The advantage of a new building is that it provides a visible and long lasting monument to the generosity of your supporters. This gives the golden opportunity to leverage support through naming rooms, areas or even the whole building, after supporters. Not all donors will be interested in taking up such an opportunity, but for many it provides a wonderful mechanism for securing a donation and building a long lasting relationship The issues to consider when offering the naming rights include:
• The cost of naming
• Permanent naming rights or offered for a period of time
– Cost of Naming
It is obvious that you should seek to get the maximum possible donation in return for a naming opportunity. However, it is counter-productive to set the cost too high and thus reduce the number of donors able to take up the opportunity. In reality, it is unlikely that you will be able to achieve 100% of the costs of an area through naming it; one well known university, for example, aims for 50% of the total cost, but recognise the need for flexibility and often accept 30-40%. You should create a list of all the areas which are available for naming, ranging from the whole building down to the smallest room, and attach a guide price for each areas. It is useful if the prices match up with the size of donations you need in your Gift Table. i.e, if your Gift Table tells you need 10 donations of £10,000 and 3 of £25,000, then – if possible – you should have at least 10 naming opportunities at £10,000 and 3 at £25,000. Similarly, there is little point setting the cost of naming your building at £2 million, if the largest gift you are likely to achieve is £500,000; it simply becomes a wasted opportunity. The prices should be considered guides only, and decisions considered on a case by case basis, depending on the donor and the importance of their support.
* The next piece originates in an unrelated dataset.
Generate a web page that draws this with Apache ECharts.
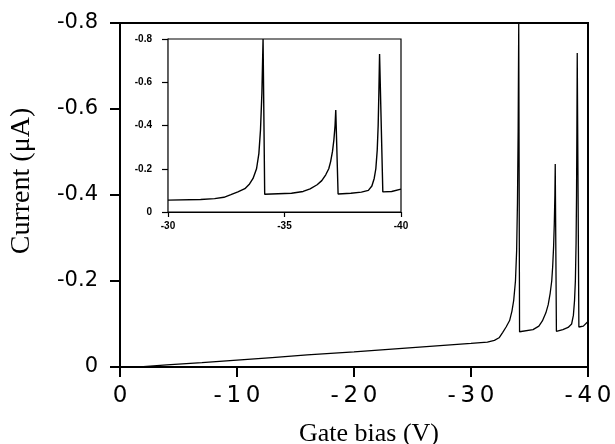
<!DOCTYPE html>
<html lang="en">
<head>
    <meta charset="UTF-8">
    <title>Current vs gate bias</title>
    <script src="https://cdn.jsdelivr.net/npm/echarts@6/dist/echarts.min.js"></script>
    <style>
        html, body { margin: 0; padding: 0; background: #fff; }
    </style>
</head>
<body>
    <div id="main" style="width: 615px;height:444px;"></div>
    <script>
        // gate bias (V) and current (uA)
        var gateBias = [0, -2, -4, -7, -10, -13, -16, -20, -25, -30, -31.4, -32.0, -32.4, -32.7, -33.0, -33.3,
            -33.5, -33.65, -33.8, -33.9, -33.97, -34.03, -34.08, -34.15,
            -35.3, -35.8, -36.1, -36.4, -36.6, -36.77, -36.9, -36.98, -37.06, -37.12, -37.17, -37.2, -37.3,
            -37.85, -38.3, -38.6, -38.75, -38.85, -38.92, -38.98, -39.02, -39.05, -39.08, -39.22, -39.6, -40];
        var current = [0, -0.001, -0.005, -0.010, -0.016, -0.022, -0.028, -0.035, -0.045, -0.055, -0.058, -0.062,
            -0.068, -0.080, -0.093, -0.108, -0.130, -0.155, -0.200, -0.270, -0.380, -0.550, -0.800, -0.082,
            -0.087, -0.095, -0.107, -0.126, -0.145, -0.172, -0.200, -0.233, -0.280, -0.334, -0.400, -0.472, -0.083,
            -0.087, -0.092, -0.100, -0.120, -0.155, -0.200, -0.287, -0.400, -0.550, -0.730, -0.093, -0.095, -0.106];

        var insetFrom = -30; // inset shows only the -30..-40 V part

        var mainData = [];
        var insetData = [];
        for (var i = 0; i < gateBias.length; i++) {
            mainData.push([gateBias[i], current[i]]);
            if (gateBias[i] <= insetFrom) insetData.push([gateBias[i], current[i]]);
        }

        var myChart = echarts.init(document.getElementById('main'));

        var option = {
            backgroundColor: '#fff',
            animation: false,
            grid: [
                { left: 120, top: 23, right: 27, bottom: 77, outerBoundsMode: 'none', containLabel: false,
                  show: true, borderColor: '#000', borderWidth: 2 },
                { left: 168, top: 39, width: 233, height: 173, outerBoundsMode: 'none', containLabel: false,
                  show: true, borderColor: '#000', borderWidth: 1.2, backgroundColor: '#fff', z: 5 }
            ],
            xAxis: [
                {
                    gridIndex: 0,
                    type: 'value',
                    min: -40, max: 0, interval: 10,
                    inverse: true,
                    name: 'Gate bias (V)',
                    nameLocation: 'middle',
                    nameGap: 54,
                    nameTextStyle: { fontFamily: 'Liberation Serif', fontSize: 26, color: '#000', padding: [0, 0, 0, 30] },
                    axisLine: { lineStyle: { color: '#000', width: 2 } },
                    axisTick: { length: 10, lineStyle: { color: '#000', width: 2 } },
                    axisLabel: {
                        margin: 18, color: '#000', fontFamily: 'DejaVu Sans', fontSize: 23,
                        formatter: function (v) { return String(v).split('').join('\u2009'); }
                    },
                    splitLine: { show: false }
                },
                {
                    gridIndex: 1,
                    type: 'value',
                    min: -40, max: -30, interval: 5,
                    inverse: true,
                    axisLine: { lineStyle: { color: '#000', width: 1.2 } },
                    axisTick: { length: 5, lineStyle: { color: '#000', width: 1.2 } },
                    axisLabel: { margin: 9, color: '#000', fontFamily: 'Liberation Sans', fontWeight: 'bold', fontSize: 10 },
                    splitLine: { show: false }
                }
            ],
            yAxis: [
                {
                    gridIndex: 0,
                    type: 'value',
                    min: -0.8, max: 0, interval: 0.2,
                    inverse: true,
                    name: 'Current (\u03bcA)',
                    nameLocation: 'middle',
                    nameGap: 84,
                    nameTextStyle: { fontFamily: 'Liberation Serif', fontSize: 28, color: '#000', padding: [0, 0, 0, 28] },
                    axisLine: { lineStyle: { color: '#000', width: 2 } },
                    axisTick: { length: 10, lineStyle: { color: '#000', width: 2 } },
                    axisLabel: { margin: 22, color: '#000', fontFamily: 'DejaVu Sans', fontSize: 21 },
                    splitLine: { show: false }
                },
                {
                    gridIndex: 1,
                    type: 'value',
                    min: -0.8, max: 0, interval: 0.2,
                    inverse: true,
                    axisLine: { lineStyle: { color: '#000', width: 1.2 } },
                    axisTick: { length: 6, lineStyle: { color: '#000', width: 1.2 } },
                    axisLabel: { margin: 16, color: '#000', fontFamily: 'Liberation Sans', fontWeight: 'bold', fontSize: 10 },
                    splitLine: { show: false }
                }
            ],
            series: [
                {
                    type: 'line',
                    xAxisIndex: 0, yAxisIndex: 0,
                    data: mainData,
                    symbol: 'none',
                    lineStyle: { color: '#000', width: 1.3 }
                },
                {
                    type: 'line',
                    xAxisIndex: 1, yAxisIndex: 1,
                    data: insetData,
                    symbol: 'none',
                    z: 6,
                    lineStyle: { color: '#000', width: 1.4 }
                }
            ]
        };

        myChart.setOption(option);
    </script>
</body>
</html>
Permanent vs. Fixed-Time agreements
Offering a naming opportunity, gives a wonderful reason to maintain contact with the donor, through regular updates on the use of the area and invitations to visit. However, like everything else, there will come a point when the shiny new building you opened to great fanfare is in need of refurbishment, and it is at this point that the difference between offering naming rights in perpetuity or for a fixed length of time – say 15 or 20 years – becomes apparent. If you have named the areas for only a fixed length of time, and assuming that time has elapsed before refurbishment is needed, there is nothing to stop you offering the naming rights to a new donor. Clearly, if you have already given away the naming rights for the lifetime of the building, this opportunity to use the same to attract further support does not exist. However, if you have successfully built a relationship with the donor – and where relevant their family – then they would be your first port of call to refurbish. After all, they are likely to be far happier having their name attached to an attractive and up-to-date area than a run-down building. Having a major area named after a particular donor could also form the basis to discuss legacies with them. Part of the reason for naming a building or area within building, is to create something which will outlast them. You could, therefore, consider discussing with them the possibility of leaving a legacy with the express purpose of ensuring the upkeep and use of the areas they have named.
Naming a building or a room firmly links your organisation with the donor. You therefore need to be very careful about who you agree to such an arrangement with. On a very simple level, for example, a Children’s charity would probably avoid naming their new building after an alcoholic drinks or tobacco manufacturer! More of an issue arises if someone who has named an area of your building, later damages their reputation and become someone who you would rather not be associated – for example through criminal or unethical activity. In these cases you need to weigh up the damage to your reputation of removing their name with that of remaining linked to them. It may be wise to build into any legal paperwork the option to rename the area should the organisation’s reputation be at risk.